January 19, 2011
Contact: (202) 835-3323, firstname.lastname@example.org
Washington, DC – Despite tough talk about reining in out-of-control media consolidation, the Federal Communications Commission and the Department of Justice have allowed the merger of two of the largest media empires in the country – Comcast and NBC Universal – to proceed.
In response, the National Consumers League released the following statement, attributable to Sally Greenberg, NCL Executive Director:
“Increased concentration among industry titans rarely benefits consumers. We appreciate that the merger has real, enforceable and pro-consumer conditions attached to it. However, these conditions will not be worth the paper they are written on without rigorous oversight by the FCC and DOJ. NCL, along with our consumer and public interest group colleagues will be closely monitoring the effects of this merger to ensure that the combined Comcast-NBCU does not abuse its market power.”

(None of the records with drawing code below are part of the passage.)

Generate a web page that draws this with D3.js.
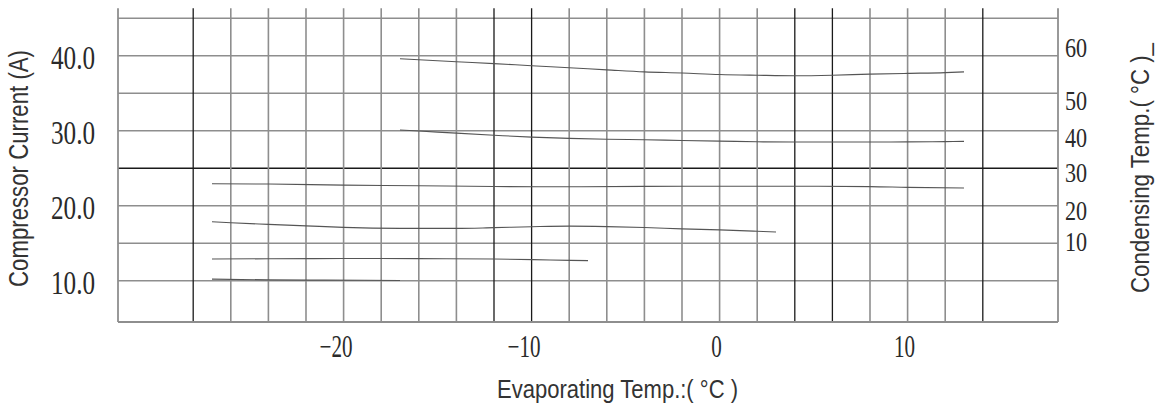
<!DOCTYPE html>
<html><head><meta charset="utf-8">
<script src="https://cdn.jsdelivr.net/npm/d3@7/dist/d3.min.js"></script>
<style>html,body{margin:0;padding:0;background:#fff;} svg{display:block}</style>
</head><body>
<svg id="chart" width="1160" height="411"></svg>
<script>
// ---- data ----
const evapTicks = [-20, -10, 0, 10];
const currentTicks = [10, 20, 30, 40];
const condLabels = [10, 20, 30, 40, 50, 60];
const condLabelAmps = [15.2, 19.4, 24.4, 29.1, 34.1, 41.1];
const gridEvap = [-28,-26,-24,-22,-20,-18,-16,-14,-12,-10,-8,-6,-4,-2,0,2,4,6,8,10,12,14];
const darkEvap = [-28, -12, -10, 4, 6, 14];
const gridAmps = [10, 15, 20, 25, 30, 35, 40, 45];
const darkAmps = [25];

const evapA = [-17,-14,-12,-10,-8,-6,-4,-2,0,2,4,6,8,10,12,13];
const curA  = [39.6,39.2,38.95,38.67,38.4,38.12,37.85,37.7,37.5,37.4,37.33,37.4,37.55,37.65,37.75,37.85];
const evapB = [-17,-15,-12,-10,-8,-6,-4,-2,0,2,4,6,8,10,12,13];
const curB  = [30.1,29.82,29.4,29.15,28.98,28.86,28.8,28.7,28.62,28.53,28.5,28.5,28.5,28.52,28.55,28.58];
const evapC = [-27,-24,-20,-16,-12,-8,-4,0,4,8,10,13];
const curC  = [22.93,22.9,22.75,22.67,22.56,22.53,22.58,22.6,22.6,22.55,22.45,22.36];
const evapD = [-27,-26,-24,-22,-20,-17,-14,-12,-10,-8,-6,-4,-2,0,2,3];
const curD  = [17.87,17.73,17.52,17.32,17.12,16.99,16.98,17.08,17.2,17.28,17.22,17.1,16.92,16.78,16.6,16.5];
const evapE = [-27,-24,-20,-16,-12,-9,-7];
const curE  = [12.9,12.93,12.96,12.95,12.9,12.77,12.68];
const evapF = [-27,-24,-21,-17];
const curF  = [10.22,10.12,10.08,10.04];

const seriesList = [[evapA,curA],[evapB,curB],[evapC,curC],[evapD,curD],[evapE,curE],[evapF,curF]];

// ---- scales ----
const x = d3.scaleLinear().domain([-32, 18]).range([118, 1058]);
const y = d3.scaleLinear().domain([4.5, 45]).range([322, 18.25]);

const svg = d3.select('#chart');
const gray = '#8e8e8e', dark = '#1a1a1a';
const yTop = y(45) - 10;

// horizontal grid
svg.append('g').selectAll('line').data(gridAmps).join('line')
  .attr('x1', x(-32)).attr('x2', x(18))
  .attr('y1', d => y(d)).attr('y2', d => y(d))
  .attr('stroke', d => darkAmps.includes(d) ? dark : gray)
  .attr('stroke-width', d => darkAmps.includes(d) ? 1.3 : 1.6);

// vertical grid
svg.append('g').selectAll('line').data(gridEvap).join('line')
  .attr('x1', d => x(d)).attr('x2', d => x(d))
  .attr('y1', yTop).attr('y2', y(4.5))
  .attr('stroke', d => darkEvap.includes(d) ? dark : gray)
  .attr('stroke-width', d => darkEvap.includes(d) ? 1.3 : 1.6);

// frame: left, right borders and bottom
svg.append('g').selectAll('line').data([-32, 18]).join('line')
  .attr('x1', d => x(d)).attr('x2', d => x(d))
  .attr('y1', yTop).attr('y2', y(4.5))
  .attr('stroke', gray).attr('stroke-width', 1.8);
svg.append('line').attr('x1', x(-32)).attr('x2', x(18))
  .attr('y1', y(4.5)).attr('y2', y(4.5))
  .attr('stroke', gray).attr('stroke-width', 1.8);

// curves
const line = d3.line().x(d => x(d[0])).y(d => y(d[1])).curve(d3.curveMonotoneX);
svg.append('g').selectAll('path').data(seriesList).join('path')
  .attr('d', s => line(s[0].map((e, i) => [e, s[1][i]])))
  .attr('fill', 'none').attr('stroke', '#555').attr('stroke-width', 1.1);

function condense(sel, f) {
  sel.each(function () {
    const w = this.getComputedTextLength();
    this.setAttribute('textLength', w * f);
    this.setAttribute('lengthAdjust', 'spacingAndGlyphs');
  });
}

// left tick labels
svg.append('g').selectAll('text').data(currentTicks).join('text')
  .attr('x', x(-32) - 23).attr('y', d => y(d) + 13.5)
  .attr('text-anchor', 'end')
  .attr('font-family', 'Liberation Serif').attr('font-size', 34).attr('fill', '#2a2a2a')
  .text(d => d.toFixed(1))
  .call(condense, 0.74);

// right tick labels
svg.append('g').selectAll('text').data(condLabels).join('text')
  .attr('x', x(18) + 7).attr('y', (d, i) => y(condLabelAmps[i]) + 9.5)
  .attr('font-family', 'Liberation Serif').attr('font-size', 28).attr('fill', '#2a2a2a')
  .text(d => d)
  .call(condense, 0.79);

// bottom tick labels
svg.append('g').selectAll('text').data(evapTicks).join('text')
  .attr('x', d => x(d) - 3 - (d < 0 ? 4.5 : 0)).attr('y', 357)
  .attr('text-anchor', 'middle')
  .attr('font-family', 'Liberation Serif').attr('font-size', 31).attr('fill', '#2a2a2a')
  .text(d => d < 0 ? '\u2212' + Math.abs(d) : d)
  .call(condense, 0.68);

// axis titles
svg.append('text')
  .attr('x', 617.5).attr('y', 398).attr('text-anchor', 'middle')
  .attr('font-family', 'Liberation Sans').attr('font-size', 25).attr('fill', '#333')
  .attr('textLength', 241).attr('lengthAdjust', 'spacingAndGlyphs')
  .text('Evaporating Temp.:( \u00B0C )');

svg.append('text')
  .attr('transform', 'translate(28,168.5) rotate(-90)').attr('text-anchor', 'middle')
  .attr('font-family', 'Liberation Sans').attr('font-size', 27).attr('fill', '#333')
  .attr('textLength', 237).attr('lengthAdjust', 'spacingAndGlyphs')
  .text('Compressor  Current (A)');

svg.append('text')
  .attr('transform', 'translate(1149,168) rotate(-90)').attr('text-anchor', 'middle')
  .attr('font-family', 'Liberation Sans').attr('font-size', 26).attr('fill', '#333')
  .attr('textLength', 250).attr('lengthAdjust', 'spacingAndGlyphs')
  .text('Condensing  Temp.( \u00B0C )_');
</script>
</body></html>
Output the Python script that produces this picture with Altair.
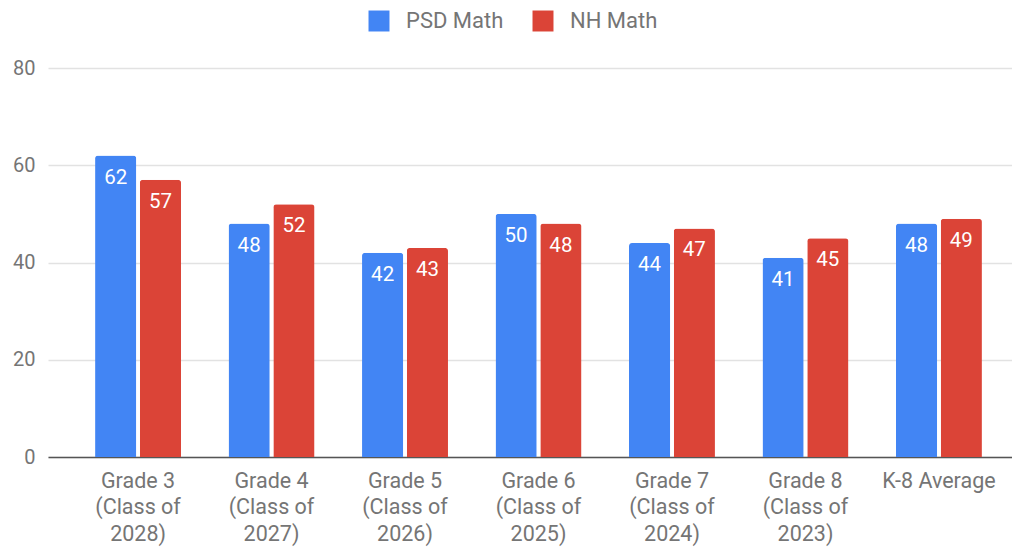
import altair as alt
import pandas as pd

categories = [
    "Grade 3\n(Class of\n2028)",
    "Grade 4\n(Class of\n2027)",
    "Grade 5\n(Class of\n2026)",
    "Grade 6\n(Class of\n2025)",
    "Grade 7\n(Class of\n2024)",
    "Grade 8\n(Class of\n2023)",
    "K-8 Average",
]
series = ["PSD Math", "NH Math"]
psd_math = [62, 48, 42, 50, 44, 41, 48]
nh_math = [57, 52, 43, 48, 47, 45, 49]
colors = ["#4285F4", "#DB4437"]
y_ticks = [0, 20, 40, 60, 80]

rows = []
for c, p, n in zip(categories, psd_math, nh_math):
    rows.append({"cat": c, "series": series[0], "value": p})
    rows.append({"cat": c, "series": series[1], "value": n})
df = pd.DataFrame(rows)

FONT = "Roboto"

base = alt.Chart(df).encode(
    x=alt.X(
        "cat:N",
        sort=categories,
        title=None,
        scale=alt.Scale(paddingInner=0.356, paddingOuter=0.289, align=0.61),
        axis=alt.Axis(
            labelAngle=0,
            labelExpr="split(datum.label, '\\n')",
            labelFont=FONT,
            labelFontSize=21.5,
            labelColor="#757575",
            labelLineHeight=26.5,
            labelPadding=13,
            ticks=False,
            grid=False,
            domainColor="#555555",
            domainWidth=1.5,
            labelLimit=200,
        ),
    ),
    xOffset=alt.XOffset(
        "series:N", sort=series, scale=alt.Scale(paddingInner=0.08, paddingOuter=0)
    ),
    y=alt.Y(
        "value:Q",
        title=None,
        scale=alt.Scale(domain=[0, 80], nice=False),
        axis=alt.Axis(
            values=y_ticks,
            labelFont=FONT,
            labelFontSize=20,
            labelColor="#757575",
            labelPadding=13,
            ticks=False,
            domain=False,
            gridColor="#e2e2e2",
            gridWidth=1.5,
        ),
    ),
)

bars = base.mark_bar(cornerRadiusTopLeft=3, cornerRadiusTopRight=3).encode(
    color=alt.Color(
        "series:N",
        sort=series,
        scale=alt.Scale(domain=series, range=colors),
        legend=alt.Legend(
            title=None,
            orient="none",
            legendX=320,
            legendY=-58,
            direction="horizontal",
            symbolType="square",
            symbolSize=440,
            symbolStrokeWidth=0,
            labelFont=FONT,
            labelFontSize=22,
            labelColor="#757575",
            labelOffset=16,
            columnPadding=28,
        ),
    )
)

labels = base.mark_text(
    baseline="top", dy=12, color="white", font=FONT, fontSize=20.5
).encode(text=alt.Text("value:Q"))

chart = (
    alt.layer(bars, labels)
    .properties(
        width=964,
        height=389,
        autosize=alt.AutoSizeParams(type="none"),
        padding={"left": 40, "top": 60, "right": 0, "bottom": 92},
        view=alt.ViewBackground(stroke="transparent", strokeWidth=0),
    )
    .configure_view(strokeWidth=0, stroke="transparent")
    .configure(background="white")
)

chart.save("out.html", embed_options={"renderer": "svg", "actions": False})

Consumer Action released the following statement, attributable to Linda Sherry, Director of National Priorities:
“Even with the conditions, we are disappointed that the FCC and DOJ did not seem to accept the tenet that the larger the company, the more imbalanced its relationship with consumers becomes. Consolidation inevitably leads to consumers losing the choices that come from a competitive marketplace."
About the National Consumers League
The National Consumers League, founded in 1899, is America's pioneer consumer organization. Our mission is to protect and promote social and economic justice for consumers and workers in the United States and abroad. For more information, visit www.nclnet.org.
About Consumer Action
Consumer Action has been a champion of underrepresented consumers nationwide since 1971. A nonprofit 501(c)3 organization, Consumer Action focuses on financial education that empowers low to moderate income and limited-English-speaking consumers to financially prosper. It also advocates for consumers in the media and before lawmakers to advance consumer rights and promote industry-wide change.